Part 3 - The Elder Son
On that day in 8th grade, the day I first really heard the story of the Prodigal son, I found my identity. I am a child of God, loved and redeemed. It is the very essence of who I am.
But how long does that confidence last? For me it was my senior year in high school. That was the year that I had my crisis of faith because somewhere along the way, my song had changed. I was now singing, “Jesus loves me this I know, for I’ve been good enough to earn it so...”
Nouwen writes later in his book The Return of the Prodigal Son: A Homecoming, “Although claiming my true idenity as a child of God, I still live as though the God to whom I am returning demands an explanation.”
I was the good girl. I was doing all the right things. I got good grades. I stayed away from boys. I didn’t drink, smoke or go with boys that did. I followed my parents directions, even when I would never get caught. I was the model child and it was wearing me down.
I was religious, a law follower, a zealot. I was the Pharisees hearing the next part of the story.
Luke 15: 25 - 32
“Meanwhile, the older son was in the field. When he came near the house, he heard music and dancing. So he called one of the servants and asked him what was going on. ‘Your brother has come,’ he replied, ‘and your father has killed the fattened calf because he has him back safe and sound.’Tim Keller caused me to think about the elder son in a new way. He writes in his book The Prodigal God, “He (the elder son), too, wanted the father’s goods rather than the father himself. However, while the younger brother went far away, the elder brother stayed close and “never disobeyed.” That was his way to get control. His unspoken demand is, “I have never disobeyed you! Now you have to do things in my life the way I want them to be done.”
“The older brother became angry and refused to go in. So his father went out and pleaded with him. But he answered his father, ‘Look! All these years I’ve been slaving for you and never disobeyed your orders. Yet you never gave me even a young goat so I could celebrate with my friends. But when this son of yours who has squandered your property with prostitutes comes home, you kill the fattened calf for him!’
“‘My son,’ the father said, ‘you are always with me, and everything I have is yours. But we had to celebrate and be glad, because this brother of yours was dead and is alive again; he was lost and is found.’”
Keller later writes, “There are two ways to be your own Savior and Lord. One is by breaking all the moral laws and setting your own course, and one is by keeping all the moral laws and being very, very good."
I had never thought of the elder son that way. I had seen him as resentful, angry and jealous of the father’s love for the younger son. But the idea that doing the right thing as an attempt to control God, to be my own savior? Wow. That hits deep, that squeezes my heart just a bit.
How many of us moms are trying to prove our worth, to earn our reward? How many of us are trying to keep all the plates spinning so we can keep control of our lives? How often do I expect God to do things my way because I have done the right things.

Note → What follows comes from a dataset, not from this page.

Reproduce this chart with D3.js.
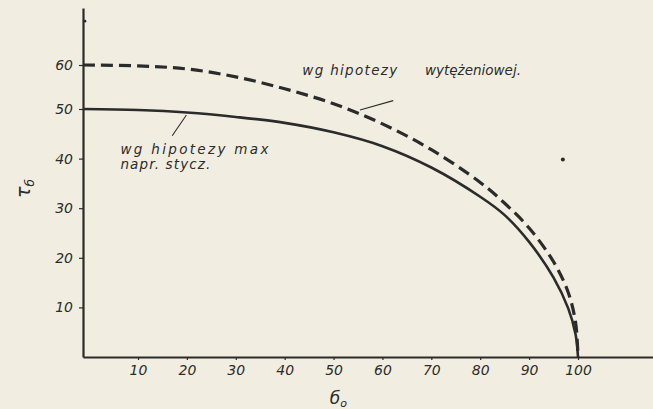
<!DOCTYPE html>
<html>
<head>
<meta charset="utf-8">
<script src="https://cdn.jsdelivr.net/npm/d3@7"></script>
<style>
  html, body { margin: 0; padding: 0; background: #f1eee1; }
  svg { display: block; }
  text { font-family: "DejaVu Sans", sans-serif; font-style: italic; fill: #2b2b2b; }
</style>
</head>
<body>
<svg id="chart"></svg>
<script>
// values
var sigma = [0, 10, 20, 30, 40, 50, 60, 70, 80, 85, 90, 95, 98, 99.5, 100];
var tauMaxShear = [50, 49.8, 49.3, 48.4, 47.2, 45.3, 42.5, 38.2, 32.3, 28.6, 23.2, 16, 9.8, 4.6, 0];
var tauEnergy = [60, 59.8, 59.1, 57.3, 54.6, 51.2, 47, 41.8, 35.2, 31, 26, 19.2, 13, 7, 0];
var xTicks = [10, 20, 30, 40, 50, 60, 70, 80, 90, 100];
var yTicks = [10, 20, 30, 40, 50, 60];
var labelMaxShear = ["wg hipotezy max", "napr. stycz."];
var labelEnergy = ["wg hipotezy", "wytężeniowej."];

var width = 653, height = 409, ink = "#2b2b2b";

var svg = d3.select("#chart").attr("width", width).attr("height", height);

// hand-drawn axes are a bit uneven, so piecewise scales
var x = d3.scaleLinear().domain([0, 10, 100, 115.3]).range([83, 138, 578, 653]);
var y = d3.scaleLinear().domain([0, 50, 60, 73]).range([357, 109, 65, 8]);

// axes
var gx = svg.append("g")
  .attr("transform", "translate(0," + y(0) + ")")
  .call(d3.axisBottom(x).tickValues(xTicks).tickSize(3).tickPadding(5).tickSizeOuter(0));
var gy = svg.append("g")
  .attr("transform", "translate(" + x(0) + ",0)")
  .call(d3.axisLeft(y).tickValues(yTicks).tickSize(4).tickPadding(6).tickSizeOuter(0));

[gx, gy].forEach(function(g) {
  g.select(".domain").attr("stroke", ink).attr("stroke-width", 2.2);
  g.selectAll(".tick line").attr("stroke", ink).attr("stroke-width", 1.2);
  g.selectAll(".tick text")
    .style("font-size", "14px")
    .style("font-family", "'DejaVu Sans', sans-serif")
    .style("font-style", "italic")
    .attr("fill", ink);
});

// curves
var line = d3.line()
  .x(function(d) { return x(d[0]); })
  .y(function(d) { return y(d[1]); })
  .curve(d3.curveCatmullRom.alpha(0.5));

svg.append("path")
  .datum(d3.zip(sigma, tauMaxShear))
  .attr("d", line)
  .attr("fill", "none")
  .attr("stroke", ink)
  .attr("stroke-width", 2.6);

svg.append("path")
  .datum(d3.zip(sigma, tauEnergy))
  .attr("d", line)
  .attr("fill", "none")
  .attr("stroke", ink)
  .attr("stroke-width", 3.2)
  .attr("stroke-dasharray", "12,6");

// annotations
svg.append("g").selectAll("text")
  .data(labelMaxShear)
  .enter().append("text")
    .attr("x", x(6.8))
    .attr("y", function(d, i) { return y(41) + i * 15; })
    .attr("textLength", function(d, i) { return i ? 90 : 148; })
    .attr("lengthAdjust", "spacing")
    .style("font-size", "13.5px")
    .text(function(d) { return d; });

svg.append("line")
  .attr("x1", x(17)).attr("y1", y(44.6))
  .attr("x2", x(19.9)).attr("y2", y(48.8))
  .attr("stroke", ink).attr("stroke-width", 1.1);

svg.append("g").selectAll("text")
  .data(labelEnergy)
  .enter().append("text")
    .attr("x", function(d, i) { return i ? x(68.7) : x(43.6); })
    .attr("y", y(57.7))
    .attr("textLength", function(d, i) { return i ? 96 : 95; })
    .attr("lengthAdjust", "spacing")
    .style("font-size", "13.5px")
    .text(function(d) { return d; });

svg.append("line")
  .attr("x1", x(55.4)).attr("y1", y(49.8))
  .attr("x2", x(62.2)).attr("y2", y(51.9))
  .attr("stroke", ink).attr("stroke-width", 1.1);

// axis titles
svg.append("text")
  .attr("x", x(51)).attr("y", 404)
  .attr("text-anchor", "middle")
  .style("font-size", "17px")
  .html("б<tspan dy='3' font-size='11px'>o</tspan>");

svg.append("text")
  .attr("transform", "translate(30,198) rotate(-90)")
  .style("font-size", "19px")
  .html("τ<tspan dy='4' font-size='12px'>б</tspan>");

// specks on the scan
svg.append("circle").attr("cx", x(96.9)).attr("cy", y(39.8)).attr("r", 2).attr("fill", ink);
svg.append("circle").attr("cx", x(0) + 2).attr("cy", y(70)).attr("r", 1.3).attr("fill", ink);
</script>
</body>
</html>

The elder son was with his father the whole time. All the father had was his. And yet he was lost. Lost in his own home, never really understanding his father's love for him because he was trying to earn something that you cannot gain through work. He was too busy proving his identity as the son to enjoy living life with his father.
Jesus loves me this I know for the Bible tells me so.
But do we trust this? Do we believe what God has told us? What He did on the cross? Do we believe we are loved? Do we believe we are forgiven?
I have to tell you that I do believe it. I know that Jesus loves me. The Bible tells me so but even more than that I believe it to the core of my being. My identity begins and ends with Jesus - his love for me and the work he did on the cross to save me. It has taken years, my own testimony full of altar stones, markers along my journey of faith. This story, these two lost sons are part of my story.
The father ran to his son who had wandered away. He left the party to go to the one that had stayed behind. God meets us where we are, he finds us when we are lost, and wraps his loving arms around us when we go home with him.
I love Nouwen’s words about trusting God’s love for us. He writes, “Without trust, I cannot let myself be found. Trust is that deep inner conviction that the Father wants me home. As long as I doubt that I am worth finding and put myself down as less loved than my younger brothers and sisters, I cannot be found. I have to keep saying to myself, ‘God is looking for you. He will go anywhere to find you. He loves you, he wants you home, he cannot rest unless he has you with him.’”
God is looking for you my friend. He will go anywhere. He will follow you as you wander off, denying your need for saving or he will stand beside you as you try to control everything around you, trying to save yourself. He loves you. He wants you home.
And when you are home - oh my will there be a celebration. Because notice all three of these stories end with rejoicing. Joy. Unending joy.
Are you lost? Do you want to be found?
Or are you already enjoying your seat at the table?